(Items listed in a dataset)
··········

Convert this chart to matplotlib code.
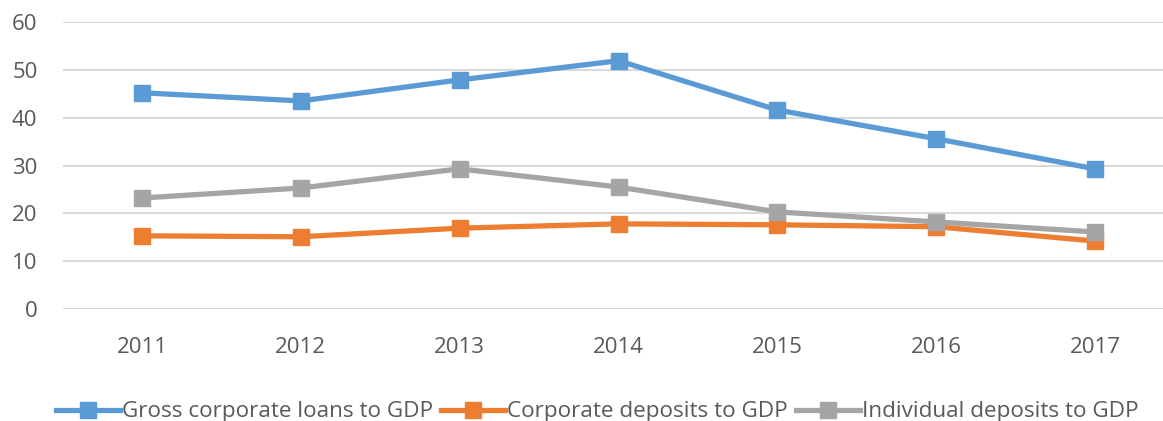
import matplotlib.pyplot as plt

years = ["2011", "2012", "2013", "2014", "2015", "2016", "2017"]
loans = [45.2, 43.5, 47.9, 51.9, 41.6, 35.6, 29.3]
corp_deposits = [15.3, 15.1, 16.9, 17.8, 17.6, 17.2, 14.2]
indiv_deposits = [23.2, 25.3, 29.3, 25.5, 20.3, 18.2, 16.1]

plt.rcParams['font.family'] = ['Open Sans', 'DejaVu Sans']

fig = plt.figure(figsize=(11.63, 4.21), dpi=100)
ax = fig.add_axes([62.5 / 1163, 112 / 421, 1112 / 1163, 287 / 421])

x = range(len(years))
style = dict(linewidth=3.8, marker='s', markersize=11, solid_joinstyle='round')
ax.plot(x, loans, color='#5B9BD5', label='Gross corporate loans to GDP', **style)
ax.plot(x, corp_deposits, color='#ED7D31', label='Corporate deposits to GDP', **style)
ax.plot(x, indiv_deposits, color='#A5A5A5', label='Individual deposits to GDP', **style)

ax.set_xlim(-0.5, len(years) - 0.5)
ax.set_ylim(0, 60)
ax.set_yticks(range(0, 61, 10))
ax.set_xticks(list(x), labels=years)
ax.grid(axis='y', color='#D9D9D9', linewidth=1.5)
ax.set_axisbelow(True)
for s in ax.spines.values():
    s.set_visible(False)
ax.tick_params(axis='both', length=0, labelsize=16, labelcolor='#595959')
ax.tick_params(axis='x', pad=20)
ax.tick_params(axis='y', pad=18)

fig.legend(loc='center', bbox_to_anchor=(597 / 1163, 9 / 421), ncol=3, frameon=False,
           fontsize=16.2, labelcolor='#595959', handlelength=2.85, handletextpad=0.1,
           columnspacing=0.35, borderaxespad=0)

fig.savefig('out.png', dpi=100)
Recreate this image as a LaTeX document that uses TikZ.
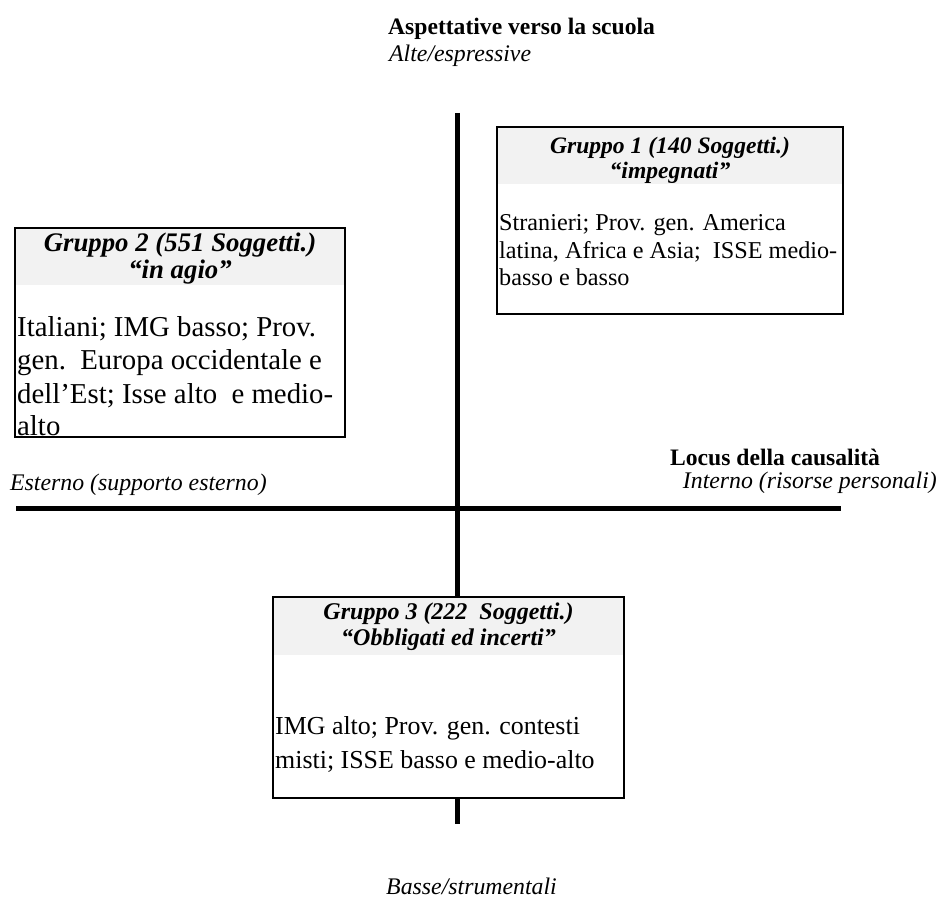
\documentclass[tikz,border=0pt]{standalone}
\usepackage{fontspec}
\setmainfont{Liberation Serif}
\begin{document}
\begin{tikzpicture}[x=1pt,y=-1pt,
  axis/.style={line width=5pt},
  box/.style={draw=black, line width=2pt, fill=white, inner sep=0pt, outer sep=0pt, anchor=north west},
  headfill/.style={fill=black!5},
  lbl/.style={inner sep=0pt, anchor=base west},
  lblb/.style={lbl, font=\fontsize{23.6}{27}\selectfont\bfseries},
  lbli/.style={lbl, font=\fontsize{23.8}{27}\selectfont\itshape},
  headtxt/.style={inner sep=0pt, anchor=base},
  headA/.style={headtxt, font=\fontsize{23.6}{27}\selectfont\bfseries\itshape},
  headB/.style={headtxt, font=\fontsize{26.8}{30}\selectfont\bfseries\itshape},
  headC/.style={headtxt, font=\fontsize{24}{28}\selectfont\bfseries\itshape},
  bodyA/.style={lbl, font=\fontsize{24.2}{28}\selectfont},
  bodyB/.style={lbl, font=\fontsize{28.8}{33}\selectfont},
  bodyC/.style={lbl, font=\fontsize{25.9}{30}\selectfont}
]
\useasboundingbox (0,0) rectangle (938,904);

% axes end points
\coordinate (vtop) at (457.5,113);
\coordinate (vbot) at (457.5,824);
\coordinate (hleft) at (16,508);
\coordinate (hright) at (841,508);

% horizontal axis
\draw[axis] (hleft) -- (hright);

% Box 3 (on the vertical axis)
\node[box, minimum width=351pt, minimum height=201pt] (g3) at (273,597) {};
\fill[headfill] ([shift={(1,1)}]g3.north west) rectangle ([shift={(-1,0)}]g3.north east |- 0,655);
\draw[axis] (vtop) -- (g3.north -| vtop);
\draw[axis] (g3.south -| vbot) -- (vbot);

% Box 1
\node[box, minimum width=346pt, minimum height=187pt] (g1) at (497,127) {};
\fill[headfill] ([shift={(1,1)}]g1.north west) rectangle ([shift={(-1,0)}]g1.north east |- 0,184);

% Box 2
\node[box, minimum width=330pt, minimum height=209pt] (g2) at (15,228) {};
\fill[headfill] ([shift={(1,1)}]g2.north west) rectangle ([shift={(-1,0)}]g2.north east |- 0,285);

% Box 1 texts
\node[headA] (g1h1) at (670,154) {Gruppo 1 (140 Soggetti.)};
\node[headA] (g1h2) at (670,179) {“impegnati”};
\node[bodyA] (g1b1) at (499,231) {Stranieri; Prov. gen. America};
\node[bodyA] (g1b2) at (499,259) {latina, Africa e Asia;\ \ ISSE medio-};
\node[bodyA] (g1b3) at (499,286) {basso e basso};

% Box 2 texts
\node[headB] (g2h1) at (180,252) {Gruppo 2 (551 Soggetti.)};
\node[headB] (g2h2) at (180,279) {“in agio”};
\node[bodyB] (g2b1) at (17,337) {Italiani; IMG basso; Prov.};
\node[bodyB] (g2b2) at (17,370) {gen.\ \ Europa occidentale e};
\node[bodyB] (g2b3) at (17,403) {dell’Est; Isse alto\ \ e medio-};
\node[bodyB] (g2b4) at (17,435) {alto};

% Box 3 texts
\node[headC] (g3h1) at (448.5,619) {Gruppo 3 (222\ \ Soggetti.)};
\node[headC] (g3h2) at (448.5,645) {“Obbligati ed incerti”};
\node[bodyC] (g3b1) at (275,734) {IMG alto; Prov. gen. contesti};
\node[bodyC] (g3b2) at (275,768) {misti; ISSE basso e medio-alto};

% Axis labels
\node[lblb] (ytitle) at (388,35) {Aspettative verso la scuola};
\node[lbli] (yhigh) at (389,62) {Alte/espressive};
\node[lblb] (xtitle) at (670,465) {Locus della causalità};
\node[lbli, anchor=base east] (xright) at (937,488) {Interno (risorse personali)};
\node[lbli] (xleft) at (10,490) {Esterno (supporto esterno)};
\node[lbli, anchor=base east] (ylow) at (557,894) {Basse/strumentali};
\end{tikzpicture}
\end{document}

··········

In the records above, find each line that holds the word "matplotlib"; copy all such lines.

Answer for this exercise
Convert this chart to matplotlib code.
import matplotlib.pyplot as plt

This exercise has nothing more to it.